(What you will do): Every line from the one holding "Write a web" through the one holding "var yTicks = [-3, -2, -1, 0, 1, 2, 3, 4];" should be returned exactly, both included; the pictures should not.

··· Stored data ···

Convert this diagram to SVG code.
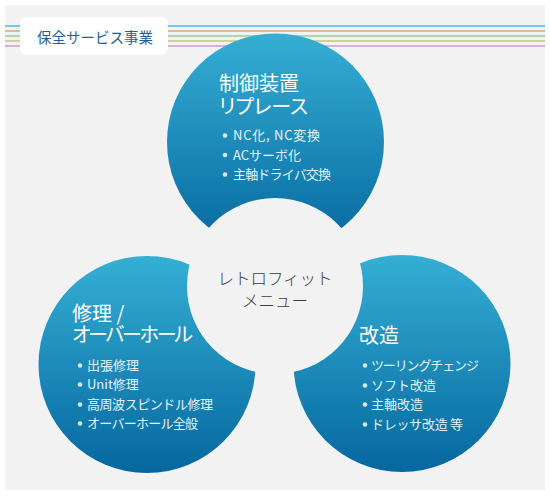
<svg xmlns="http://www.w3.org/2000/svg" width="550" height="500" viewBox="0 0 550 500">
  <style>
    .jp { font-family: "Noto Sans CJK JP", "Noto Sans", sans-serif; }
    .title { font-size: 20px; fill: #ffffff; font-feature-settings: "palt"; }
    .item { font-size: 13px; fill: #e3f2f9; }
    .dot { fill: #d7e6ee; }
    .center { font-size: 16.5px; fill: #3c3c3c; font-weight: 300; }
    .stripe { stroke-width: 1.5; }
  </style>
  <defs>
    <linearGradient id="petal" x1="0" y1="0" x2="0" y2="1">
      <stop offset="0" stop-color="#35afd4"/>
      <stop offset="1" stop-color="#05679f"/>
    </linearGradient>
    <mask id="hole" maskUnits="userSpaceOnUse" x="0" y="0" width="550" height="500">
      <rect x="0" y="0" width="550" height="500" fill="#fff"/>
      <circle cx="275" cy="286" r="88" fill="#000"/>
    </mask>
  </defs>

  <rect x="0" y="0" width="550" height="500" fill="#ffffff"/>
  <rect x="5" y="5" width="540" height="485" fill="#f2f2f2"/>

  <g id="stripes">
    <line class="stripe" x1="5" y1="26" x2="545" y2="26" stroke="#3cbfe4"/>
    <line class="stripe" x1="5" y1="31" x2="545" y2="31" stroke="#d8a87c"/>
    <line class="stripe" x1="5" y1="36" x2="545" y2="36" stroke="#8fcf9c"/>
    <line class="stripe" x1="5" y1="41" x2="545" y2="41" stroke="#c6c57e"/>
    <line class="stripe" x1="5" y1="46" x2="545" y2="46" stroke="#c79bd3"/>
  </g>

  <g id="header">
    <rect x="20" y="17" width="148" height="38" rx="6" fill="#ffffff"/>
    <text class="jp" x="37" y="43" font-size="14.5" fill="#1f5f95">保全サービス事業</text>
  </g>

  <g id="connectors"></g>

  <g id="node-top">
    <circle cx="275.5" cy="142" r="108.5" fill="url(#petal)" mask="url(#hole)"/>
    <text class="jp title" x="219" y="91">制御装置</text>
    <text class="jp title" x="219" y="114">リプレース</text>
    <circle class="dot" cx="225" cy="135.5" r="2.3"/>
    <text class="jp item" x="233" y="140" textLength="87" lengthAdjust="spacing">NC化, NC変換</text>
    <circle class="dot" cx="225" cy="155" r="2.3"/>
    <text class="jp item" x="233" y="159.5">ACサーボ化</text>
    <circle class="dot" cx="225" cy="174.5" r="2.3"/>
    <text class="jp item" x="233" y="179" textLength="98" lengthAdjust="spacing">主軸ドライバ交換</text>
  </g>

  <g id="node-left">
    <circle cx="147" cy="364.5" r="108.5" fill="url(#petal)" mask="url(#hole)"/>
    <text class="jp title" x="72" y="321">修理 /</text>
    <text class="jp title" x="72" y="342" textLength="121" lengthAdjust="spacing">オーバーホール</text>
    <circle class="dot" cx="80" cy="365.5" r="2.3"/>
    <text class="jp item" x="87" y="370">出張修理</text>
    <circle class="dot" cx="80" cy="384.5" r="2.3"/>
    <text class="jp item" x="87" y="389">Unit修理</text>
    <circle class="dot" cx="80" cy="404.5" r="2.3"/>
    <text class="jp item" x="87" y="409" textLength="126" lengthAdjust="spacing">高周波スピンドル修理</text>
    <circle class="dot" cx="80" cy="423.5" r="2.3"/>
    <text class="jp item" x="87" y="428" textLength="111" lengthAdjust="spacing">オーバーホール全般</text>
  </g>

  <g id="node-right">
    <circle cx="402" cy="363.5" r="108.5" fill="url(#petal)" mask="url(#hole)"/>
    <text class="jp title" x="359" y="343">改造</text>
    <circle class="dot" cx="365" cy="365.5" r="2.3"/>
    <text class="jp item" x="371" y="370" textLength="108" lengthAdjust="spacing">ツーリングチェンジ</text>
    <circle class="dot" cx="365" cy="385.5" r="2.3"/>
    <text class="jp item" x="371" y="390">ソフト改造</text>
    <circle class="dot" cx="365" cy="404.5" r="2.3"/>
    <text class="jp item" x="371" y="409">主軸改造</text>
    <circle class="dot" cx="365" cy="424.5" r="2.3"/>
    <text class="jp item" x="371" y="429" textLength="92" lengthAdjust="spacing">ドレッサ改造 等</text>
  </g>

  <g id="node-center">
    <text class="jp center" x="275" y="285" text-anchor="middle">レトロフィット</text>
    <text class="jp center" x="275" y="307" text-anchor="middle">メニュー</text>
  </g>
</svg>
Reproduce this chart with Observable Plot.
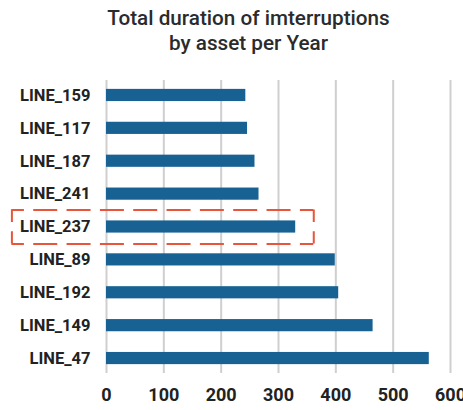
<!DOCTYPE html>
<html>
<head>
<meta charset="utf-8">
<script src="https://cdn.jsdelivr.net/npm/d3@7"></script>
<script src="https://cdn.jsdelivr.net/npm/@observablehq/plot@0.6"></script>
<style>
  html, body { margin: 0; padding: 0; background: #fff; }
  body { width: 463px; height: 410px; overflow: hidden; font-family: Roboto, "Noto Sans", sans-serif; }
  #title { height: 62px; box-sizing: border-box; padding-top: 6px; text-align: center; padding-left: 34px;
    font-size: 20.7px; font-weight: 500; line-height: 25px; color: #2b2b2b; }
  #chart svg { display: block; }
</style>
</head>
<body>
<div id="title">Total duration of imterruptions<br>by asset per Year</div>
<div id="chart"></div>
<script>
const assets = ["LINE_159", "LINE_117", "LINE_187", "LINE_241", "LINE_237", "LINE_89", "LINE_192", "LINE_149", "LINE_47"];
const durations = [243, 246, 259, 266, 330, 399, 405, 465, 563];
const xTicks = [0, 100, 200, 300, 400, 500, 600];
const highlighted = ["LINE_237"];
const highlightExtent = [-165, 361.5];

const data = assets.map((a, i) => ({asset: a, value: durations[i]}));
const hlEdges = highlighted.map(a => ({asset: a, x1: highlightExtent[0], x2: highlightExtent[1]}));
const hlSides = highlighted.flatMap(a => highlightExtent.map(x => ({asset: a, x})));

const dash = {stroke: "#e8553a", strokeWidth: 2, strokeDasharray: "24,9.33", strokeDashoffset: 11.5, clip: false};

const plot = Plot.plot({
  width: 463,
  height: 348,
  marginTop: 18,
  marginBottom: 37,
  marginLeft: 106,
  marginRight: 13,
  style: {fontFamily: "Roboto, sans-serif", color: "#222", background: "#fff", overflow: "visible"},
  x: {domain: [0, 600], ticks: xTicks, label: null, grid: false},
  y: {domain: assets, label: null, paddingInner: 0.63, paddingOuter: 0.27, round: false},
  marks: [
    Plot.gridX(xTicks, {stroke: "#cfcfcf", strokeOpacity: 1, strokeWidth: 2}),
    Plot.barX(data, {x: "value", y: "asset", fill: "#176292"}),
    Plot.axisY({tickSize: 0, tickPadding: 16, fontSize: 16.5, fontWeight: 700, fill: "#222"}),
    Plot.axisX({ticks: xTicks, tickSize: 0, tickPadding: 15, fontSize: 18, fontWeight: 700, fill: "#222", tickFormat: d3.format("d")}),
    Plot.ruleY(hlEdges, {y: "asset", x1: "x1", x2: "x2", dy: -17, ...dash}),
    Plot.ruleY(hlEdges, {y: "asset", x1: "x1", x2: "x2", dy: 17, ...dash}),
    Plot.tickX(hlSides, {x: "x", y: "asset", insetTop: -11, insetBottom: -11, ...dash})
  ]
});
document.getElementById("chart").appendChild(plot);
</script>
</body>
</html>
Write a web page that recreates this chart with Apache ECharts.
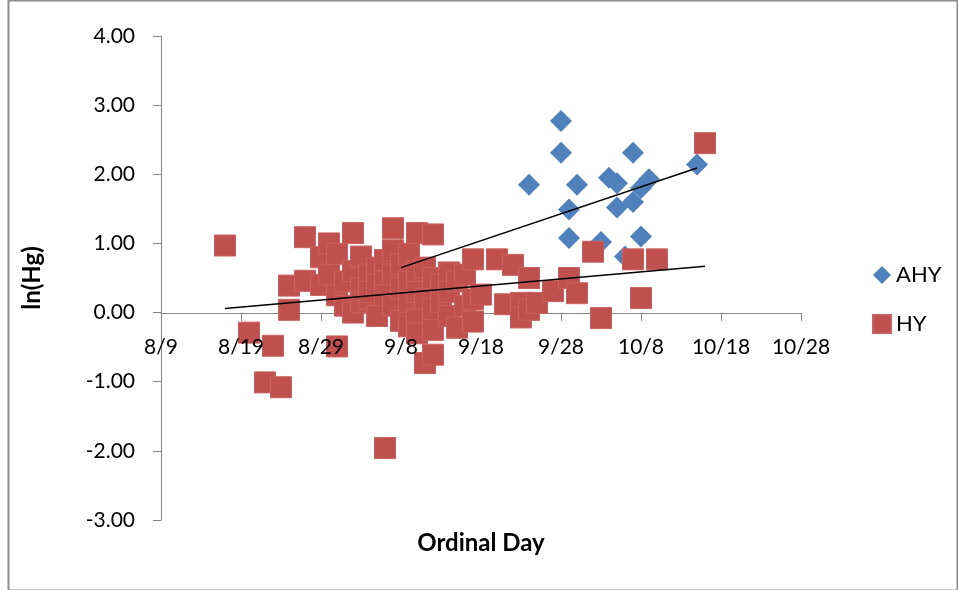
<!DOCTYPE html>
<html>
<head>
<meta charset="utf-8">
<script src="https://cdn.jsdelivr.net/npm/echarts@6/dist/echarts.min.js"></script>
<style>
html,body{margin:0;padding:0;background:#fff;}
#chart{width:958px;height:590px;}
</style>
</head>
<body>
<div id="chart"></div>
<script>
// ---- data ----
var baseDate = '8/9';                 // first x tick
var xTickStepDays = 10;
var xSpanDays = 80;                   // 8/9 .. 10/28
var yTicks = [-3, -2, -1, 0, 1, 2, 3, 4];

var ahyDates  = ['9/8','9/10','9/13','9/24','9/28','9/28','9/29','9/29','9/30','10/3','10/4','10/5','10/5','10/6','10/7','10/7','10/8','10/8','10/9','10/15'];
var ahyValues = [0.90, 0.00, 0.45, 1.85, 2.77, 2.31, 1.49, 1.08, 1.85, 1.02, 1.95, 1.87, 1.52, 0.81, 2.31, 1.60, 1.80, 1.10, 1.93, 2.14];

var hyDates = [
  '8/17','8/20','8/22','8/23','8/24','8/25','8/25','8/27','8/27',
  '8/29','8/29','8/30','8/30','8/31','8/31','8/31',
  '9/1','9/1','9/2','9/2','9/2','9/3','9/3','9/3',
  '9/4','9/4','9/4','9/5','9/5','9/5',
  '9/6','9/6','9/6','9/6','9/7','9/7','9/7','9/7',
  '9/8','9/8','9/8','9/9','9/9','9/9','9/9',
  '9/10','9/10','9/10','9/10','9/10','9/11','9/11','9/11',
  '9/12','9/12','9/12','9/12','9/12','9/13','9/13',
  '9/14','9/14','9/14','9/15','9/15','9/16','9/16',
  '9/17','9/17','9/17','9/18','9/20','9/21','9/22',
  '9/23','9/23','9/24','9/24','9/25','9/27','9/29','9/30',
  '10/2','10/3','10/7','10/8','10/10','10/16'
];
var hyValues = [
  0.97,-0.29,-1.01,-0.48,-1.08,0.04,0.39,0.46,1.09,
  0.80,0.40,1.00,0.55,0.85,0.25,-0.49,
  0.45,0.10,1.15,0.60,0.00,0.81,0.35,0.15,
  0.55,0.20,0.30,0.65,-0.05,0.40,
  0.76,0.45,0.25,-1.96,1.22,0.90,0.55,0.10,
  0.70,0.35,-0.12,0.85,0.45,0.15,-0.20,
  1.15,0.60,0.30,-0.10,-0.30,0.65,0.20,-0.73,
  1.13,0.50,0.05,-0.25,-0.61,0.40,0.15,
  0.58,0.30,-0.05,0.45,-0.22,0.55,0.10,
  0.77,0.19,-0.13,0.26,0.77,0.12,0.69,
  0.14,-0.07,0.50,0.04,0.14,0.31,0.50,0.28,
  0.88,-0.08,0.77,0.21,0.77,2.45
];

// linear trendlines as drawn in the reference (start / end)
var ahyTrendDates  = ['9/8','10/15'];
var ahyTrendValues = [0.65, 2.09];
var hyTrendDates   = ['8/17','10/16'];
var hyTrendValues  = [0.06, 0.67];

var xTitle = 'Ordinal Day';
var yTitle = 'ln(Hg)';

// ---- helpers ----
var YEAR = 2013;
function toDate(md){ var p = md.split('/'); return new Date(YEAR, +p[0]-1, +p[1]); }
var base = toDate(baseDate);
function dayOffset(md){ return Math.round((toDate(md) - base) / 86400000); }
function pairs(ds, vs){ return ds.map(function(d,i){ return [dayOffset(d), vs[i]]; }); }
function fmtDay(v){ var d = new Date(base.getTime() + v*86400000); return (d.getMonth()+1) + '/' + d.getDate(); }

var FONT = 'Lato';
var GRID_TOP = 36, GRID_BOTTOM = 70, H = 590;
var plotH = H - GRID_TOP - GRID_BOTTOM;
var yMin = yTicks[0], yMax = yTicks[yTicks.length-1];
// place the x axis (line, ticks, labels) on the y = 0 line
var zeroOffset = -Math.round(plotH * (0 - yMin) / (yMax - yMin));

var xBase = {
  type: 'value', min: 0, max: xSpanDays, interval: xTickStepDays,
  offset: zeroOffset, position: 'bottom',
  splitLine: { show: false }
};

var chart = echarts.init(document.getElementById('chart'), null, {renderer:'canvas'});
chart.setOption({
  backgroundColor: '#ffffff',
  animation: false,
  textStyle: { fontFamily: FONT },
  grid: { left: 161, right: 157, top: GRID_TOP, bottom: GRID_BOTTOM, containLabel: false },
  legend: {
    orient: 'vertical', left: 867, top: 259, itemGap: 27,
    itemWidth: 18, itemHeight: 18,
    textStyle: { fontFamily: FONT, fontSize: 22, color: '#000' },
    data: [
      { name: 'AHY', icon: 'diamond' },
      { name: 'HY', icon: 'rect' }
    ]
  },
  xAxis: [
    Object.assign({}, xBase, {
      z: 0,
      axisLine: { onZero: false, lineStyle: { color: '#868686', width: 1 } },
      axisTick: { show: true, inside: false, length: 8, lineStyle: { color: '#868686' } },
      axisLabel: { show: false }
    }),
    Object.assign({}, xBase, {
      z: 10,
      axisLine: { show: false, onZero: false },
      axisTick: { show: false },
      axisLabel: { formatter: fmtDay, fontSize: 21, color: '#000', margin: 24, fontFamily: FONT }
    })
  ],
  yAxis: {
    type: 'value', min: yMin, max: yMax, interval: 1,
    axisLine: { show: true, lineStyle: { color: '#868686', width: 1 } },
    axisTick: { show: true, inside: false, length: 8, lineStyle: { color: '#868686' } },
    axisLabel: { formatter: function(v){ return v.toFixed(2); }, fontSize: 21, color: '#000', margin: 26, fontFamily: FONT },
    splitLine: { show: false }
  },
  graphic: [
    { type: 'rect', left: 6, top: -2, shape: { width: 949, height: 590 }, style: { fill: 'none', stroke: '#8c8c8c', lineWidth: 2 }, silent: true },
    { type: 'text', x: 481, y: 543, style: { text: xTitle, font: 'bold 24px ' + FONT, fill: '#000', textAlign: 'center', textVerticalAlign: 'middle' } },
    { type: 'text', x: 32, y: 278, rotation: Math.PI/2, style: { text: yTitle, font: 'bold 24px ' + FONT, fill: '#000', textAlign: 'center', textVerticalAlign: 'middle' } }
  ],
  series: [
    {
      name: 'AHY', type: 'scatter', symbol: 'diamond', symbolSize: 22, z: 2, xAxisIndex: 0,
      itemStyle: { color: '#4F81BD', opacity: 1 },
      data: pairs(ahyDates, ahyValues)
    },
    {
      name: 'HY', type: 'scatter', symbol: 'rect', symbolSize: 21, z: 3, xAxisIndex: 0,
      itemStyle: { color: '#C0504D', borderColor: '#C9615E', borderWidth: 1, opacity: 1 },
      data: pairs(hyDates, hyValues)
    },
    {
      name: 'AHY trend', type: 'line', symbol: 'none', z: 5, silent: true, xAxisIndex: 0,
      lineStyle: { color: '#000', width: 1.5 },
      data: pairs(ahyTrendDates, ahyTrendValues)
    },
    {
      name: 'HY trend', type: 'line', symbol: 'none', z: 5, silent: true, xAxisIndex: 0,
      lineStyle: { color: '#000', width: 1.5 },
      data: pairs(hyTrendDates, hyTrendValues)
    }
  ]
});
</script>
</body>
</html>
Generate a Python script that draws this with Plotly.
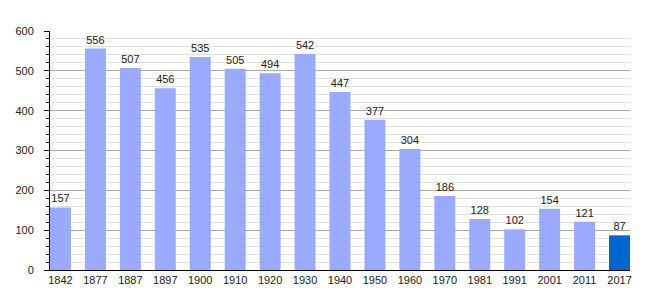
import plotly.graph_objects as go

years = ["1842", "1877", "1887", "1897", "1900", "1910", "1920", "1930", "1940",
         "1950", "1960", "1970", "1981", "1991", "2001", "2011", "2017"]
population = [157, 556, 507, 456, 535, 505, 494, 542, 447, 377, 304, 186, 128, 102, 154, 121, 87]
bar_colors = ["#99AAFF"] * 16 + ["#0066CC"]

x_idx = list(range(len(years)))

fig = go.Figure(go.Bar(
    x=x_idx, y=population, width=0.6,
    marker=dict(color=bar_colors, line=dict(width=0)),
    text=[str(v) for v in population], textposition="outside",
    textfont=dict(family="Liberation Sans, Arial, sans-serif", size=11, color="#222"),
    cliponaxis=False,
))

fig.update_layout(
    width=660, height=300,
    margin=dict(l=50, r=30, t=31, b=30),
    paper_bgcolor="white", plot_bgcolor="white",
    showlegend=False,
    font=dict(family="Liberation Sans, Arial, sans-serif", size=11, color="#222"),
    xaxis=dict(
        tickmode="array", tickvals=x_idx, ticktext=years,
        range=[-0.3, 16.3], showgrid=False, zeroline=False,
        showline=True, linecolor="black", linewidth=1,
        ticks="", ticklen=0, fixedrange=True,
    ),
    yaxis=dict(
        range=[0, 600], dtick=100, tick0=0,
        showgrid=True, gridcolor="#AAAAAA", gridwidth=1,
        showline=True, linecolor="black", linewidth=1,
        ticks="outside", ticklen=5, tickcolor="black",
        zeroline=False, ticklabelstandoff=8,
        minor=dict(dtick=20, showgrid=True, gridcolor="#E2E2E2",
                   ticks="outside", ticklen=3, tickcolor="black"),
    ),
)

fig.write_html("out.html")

···

(Right answer):
Write a web page that recreates this chart with Apache ECharts.
<!DOCTYPE html>
<html>
<head>
<meta charset="utf-8">
<script src="https://cdn.jsdelivr.net/npm/echarts@6/dist/echarts.min.js"></script>
<style>
html,body{margin:0;padding:0;background:#fff;}
#chart{width:958px;height:590px;}
</style>
</head>
<body>
<div id="chart"></div>
<script>
// ---- data ----
var baseDate = '8/9';                 // first x tick
var xTickStepDays = 10;
var xSpanDays = 80;                   // 8/9 .. 10/28
var yTicks = [-3, -2, -1, 0, 1, 2, 3, 4];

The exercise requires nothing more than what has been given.